Suppose you have two very weak/loose players in the blinds, with you holding KJo first to act. Ideally, you would want to play with these two loose players with this hand. At the same time, suppose you have weak/tight players behind you, who will fold hands as good as A♠Q♡ if it is raised. The correct play here will often be to raise with the K♠J♡, and much of the time get to play against the two weak players in the blinds. Now change this, and you have two loose/aggressive players in the blinds and solid/strong players behind you who will reraise you with AQo. Well, now your KJo is a pile of muckable junk.
At the very least, it should be easy to see that these two situations are extremely different from each other. Whatever value KJ has in the first scenario with weak players behind you and in the blinds, it has less value with aggressive players in those positions.
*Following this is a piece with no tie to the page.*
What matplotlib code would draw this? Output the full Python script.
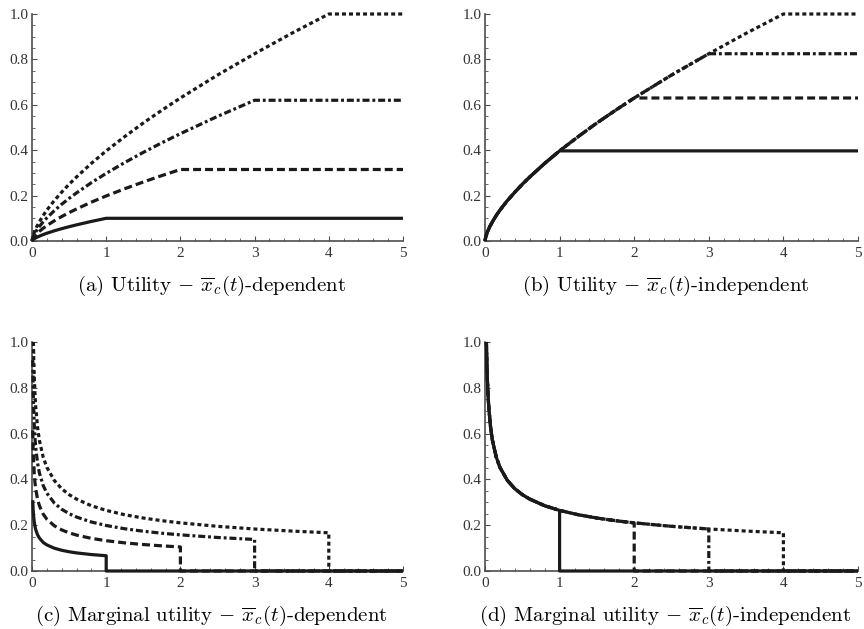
#!/usr/bin/env python3
import matplotlib
matplotlib.use("Agg")
import matplotlib.pyplot as plt
from matplotlib.ticker import MultipleLocator, FormatStrFormatter

plt.rcParams['mathtext.fontset'] = 'cm'

# ---- (a) utility, x_c(t)-dependent ----
t_util = [0, 0.01, 0.03, 0.06, 0.1, 0.15, 0.2, 0.3, 0.4, 0.5, 0.6, 0.8, 1.0,
          1.25, 1.5, 1.75, 2.0, 2.5, 3.0, 3.5, 4.0, 5.0]
ua_solid = [0, .0046, .0097, .0153, .0215, .0282, .0342, .0448, .0543, .063, .0711, .0862, .100,
            .100, .100, .100, .100, .100, .100, .100, .100, .100]
ua_dashed = [0, .0092, .0192, .0304, .0428, .056, .0679, .0889, .1078, .125, .1411, .1711, .1985,
             .2303, .26, .2882, .315, .315, .315, .315, .315, .315]
ua_dashdot = [0, .0138, .0288, .0457, .0642, .0841, .1019, .1335, .1618, .1877, .2119, .2569, .298,
              .3457, .3904, .4327, .4729, .5489, .62, .62, .62, .62]
ua_dotted = [0, .018, .038, .061, .085, .112, .136, .178, .215, .25, .282, .342, .397,
             .46, .52, .576, .63, .731, .825, .915, 1.0, 1.0]

# ---- (b) utility, x_c(t)-independent ----
ub_solid = [0, .018, .038, .061, .085, .112, .136, .178, .215, .25, .282, .342, .397,
            .397, .397, .397, .397, .397, .397, .397, .397, .397]
ub_dashed = [0, .018, .038, .061, .085, .112, .136, .178, .215, .25, .282, .342, .397,
             .46, .52, .576, .63, .63, .63, .63, .63, .63]
ub_dashdot = [0, .018, .038, .061, .085, .112, .136, .178, .215, .25, .282, .342, .397,
              .46, .52, .576, .63, .731, .825, .825, .825, .825]
ub_dotted = [0, .018, .038, .061, .085, .112, .136, .178, .215, .25, .282, .342, .397,
             .46, .52, .576, .63, .731, .825, .915, 1.0, 1.0]

# ---- (c) marginal utility, x_c(t)-dependent ----
mc_solid_t = [0.01, 0.015, 0.02, 0.03, 0.04, 0.05, 0.075, 0.1, 0.15, 0.2, 0.3, 0.4, 0.5, 0.6,
              0.8, 1.0, 1.0, 5.0]
mc_solid = [.309, .270, .245, .215, .195, .181, .158, .144, .125, .114, .0996, .0905, .084, .079,
            .0718, .0667, 0, 0]
mc_dashed_t = [0.01, 0.015, 0.02, 0.03, 0.04, 0.05, 0.075, 0.1, 0.15, 0.2, 0.3, 0.4, 0.5, 0.6,
               0.8, 1.0, 1.25, 1.5, 1.75, 2.0, 2.0, 5.0]
mc_dashed = [.614, .536, .487, .426, .387, .3585, .3135, .285, .249, .226, .1977, .1795, .1667, .1569,
             .1425, .1323, .1228, .1156, .1098, .105, 0, 0]
mc_dashdot_t = [0.01, 0.015, 0.02, 0.03, 0.04, 0.05, 0.075, 0.1, 0.15, 0.2, 0.3, 0.4, 0.5, 0.6,
                0.8, 1.0, 1.25, 1.5, 1.75, 2.0, 2.5, 3.0, 3.0, 5.0]
mc_dashdot = [.922, .806, .731, .64, .581, .5385, .471, .428, .374, .34, .297, .2696, .2504, .2357,
              .214, .1987, .1844, .1737, .1649, .1578, .1464, .1377, 0, 0]
mc_dotted_t = [0.0186, 0.025, 0.03, 0.04, 0.05, 0.075, 0.1, 0.15, 0.2, 0.3, 0.4, 0.5, 0.6,
               0.8, 1.0, 1.25, 1.5, 1.75, 2.0, 2.5, 3.0, 3.5, 4.0, 4.0, 5.0]
mc_dotted = [1.0, .905, .852, .774, .717, .627, .570, .498, .4526, .3955, .3592, .3335, .314,
             .285, .2647, .2456, .2313, .2197, .2102, .1951, .1834, .1744, .1668, 0, 0]

# ---- (d) marginal utility, x_c(t)-independent ----
md_solid_t = [0.0186, 0.025, 0.03, 0.04, 0.05, 0.075, 0.1, 0.15, 0.2, 0.3, 0.4, 0.5, 0.6,
              0.8, 1.0, 1.0, 5.0]
md_solid = [1.0, .905, .852, .774, .717, .627, .570, .498, .4526, .3955, .3592, .3335, .314,
            .285, .2647, 0, 0]
md_dashed_t = [0.0186, 0.025, 0.03, 0.04, 0.05, 0.075, 0.1, 0.15, 0.2, 0.3, 0.4, 0.5, 0.6,
               0.8, 1.0, 1.25, 1.5, 1.75, 2.0, 2.0, 5.0]
md_dashed = [1.0, .905, .852, .774, .717, .627, .570, .498, .4526, .3955, .3592, .3335, .314,
             .285, .2647, .2456, .2313, .2197, .2102, 0, 0]
md_dashdot_t = [0.0186, 0.025, 0.03, 0.04, 0.05, 0.075, 0.1, 0.15, 0.2, 0.3, 0.4, 0.5, 0.6,
                0.8, 1.0, 1.25, 1.5, 1.75, 2.0, 2.5, 3.0, 3.0, 5.0]
md_dashdot = [1.0, .905, .852, .774, .717, .627, .570, .498, .4526, .3955, .3592, .3335, .314,
              .285, .2647, .2456, .2313, .2197, .2102, .1951, .1834, 0, 0]
md_dotted_t = mc_dotted_t
md_dotted = mc_dotted

captions = [r"(a) Utility $-$ $\overline{x}_c(t)$-dependent",
            r"(b) Utility $-$ $\overline{x}_c(t)$-independent",
            r"(c) Marginal utility $-$ $\overline{x}_c(t)$-dependent",
            r"(d) Marginal utility $-$ $\overline{x}_c(t)$-independent"]

LW = 2.3
# solid, dashed, dash-dot, dotted
styles = [(0, ()), (0, (2.5, 1.25)), (0, (2.2, 0.9, 0.9, 0.9)), (0, (1.25, 0.95))]

W, H = 864, 629
fig = plt.figure(figsize=(W / 100, H / 100), dpi=100)
boxes = [(32, 14, 403, 241), (485, 14, 858, 241),
         (32, 342, 403, 571), (485, 342, 858, 571)]
axes = []
for (x0, y0, x1, y1) in boxes:
    ax = fig.add_axes([x0 / W, 1 - y1 / H, (x1 - x0) / W, (y1 - y0) / H])
    axes.append(ax)

panels = [
    [(t_util, ua_solid), (t_util, ua_dashed), (t_util, ua_dashdot), (t_util, ua_dotted)],
    [(t_util, ub_solid), (t_util, ub_dashed), (t_util, ub_dashdot), (t_util, ub_dotted)],
    [(mc_solid_t, mc_solid), (mc_dashed_t, mc_dashed), (mc_dashdot_t, mc_dashdot), (mc_dotted_t, mc_dotted)],
    [(md_solid_t, md_solid), (md_dashed_t, md_dashed), (md_dashdot_t, md_dashdot), (md_dotted_t, md_dotted)],
]

for ax, curves, cap, box in zip(axes, panels, captions, boxes):
    for (x, y), ls in zip(curves, styles):
        ax.plot(x, y, color='#1a1a1a', lw=LW, linestyle=ls, clip_on=False,
                solid_joinstyle='miter', dash_capstyle='butt', zorder=3)
    ax.set_xlim(0, 5)
    ax.set_ylim(0, 1)
    for s in ['top', 'right']:
        ax.spines[s].set_visible(False)
    for s in ['left', 'bottom']:
        ax.spines[s].set_color('#4d4d4d')
        ax.spines[s].set_linewidth(1.2)
    ax.xaxis.set_major_locator(MultipleLocator(1))
    ax.xaxis.set_minor_locator(MultipleLocator(0.2))
    ax.yaxis.set_major_locator(MultipleLocator(0.2))
    ax.yaxis.set_minor_locator(MultipleLocator(0.05))
    ax.yaxis.set_major_formatter(FormatStrFormatter('%.1f'))
    ax.tick_params(which='major', direction='in', length=3.6, width=0.8, color='#4d4d4d',
                   labelsize=11, labelcolor='#333333')
    ax.tick_params(which='minor', direction='in', length=2.0, width=0.6, color='#4d4d4d')
    ax.tick_params(axis='x', which='major', pad=4)
    ax.tick_params(axis='y', which='major', pad=2.5)
    for lab in ax.get_xticklabels() + ax.get_yticklabels():
        lab.set_fontfamily('Liberation Serif')
    cx = (box[0] + box[2]) / 2 - 6
    cy = box[3] + 45
    fig.text(cx / W, 1 - cy / H, cap, ha='center', va='center',
             fontsize=15, family=['cmr10', 'DejaVu Serif'])

fig.savefig('out.png', dpi=100)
It’s not the same. A solid, sensible player should consult his or her brain when facing these very different circumstances -- not some silly chart divorced from reality.
What you do in a poker game depends on the game conditions, the players in the blind, who has acted so far, who won or lost the previous pots, and so on. A dozen or more factors should go into your thought process of why a hand should be played, and how it should be played. Another example is: Suppose two super-tight players are in the blinds and you are one behind the button. The universe of hands you should play for a raise here is simple: every single two-card combination from AA to 7♡2♠. No starting hand chart can tell you that. Observing the people does.
When I was a kid, the Moms in the neighborhood had discussions about the best way to teach a five year-old how to ride a bicycle. Some supported using training wheels. Others thought “ride and fall” was the best way. While the training wheel kids started off great, zipping around on their big bikes while the other kids were crashing into hedges, soon the freewheeling kids passed the training wheels kids, by far too.
Starting hand charts are training wheels, crutches. They keep you from doing the stuff of playing poker: critical, situational, analytical thinking.
A rank amateur can look at a starting hand chart once and get some ideas about hands, but a chart itself is meaningless for one look. All that needs to be done is novices need to be told tendencies, like you should tend to play stronger hands out of position than you need to play in position. Starting hand charts lead to people thinking totally wrong in terms of how to play poker. They send you down the wrong road. They give you a bad crutch. They are simply just about the worst possible tool for a learning player to use.
Simplistic, robotic strategies can lead to a player doing decently (since most players play poorly) but robots miss out on profit the thoughtful players get, and robots present no threat to a genuinely strong player.
Poker is mostly not about cards, it’s about people. Memorization of starting hand charts is inviting permanent mediocrity.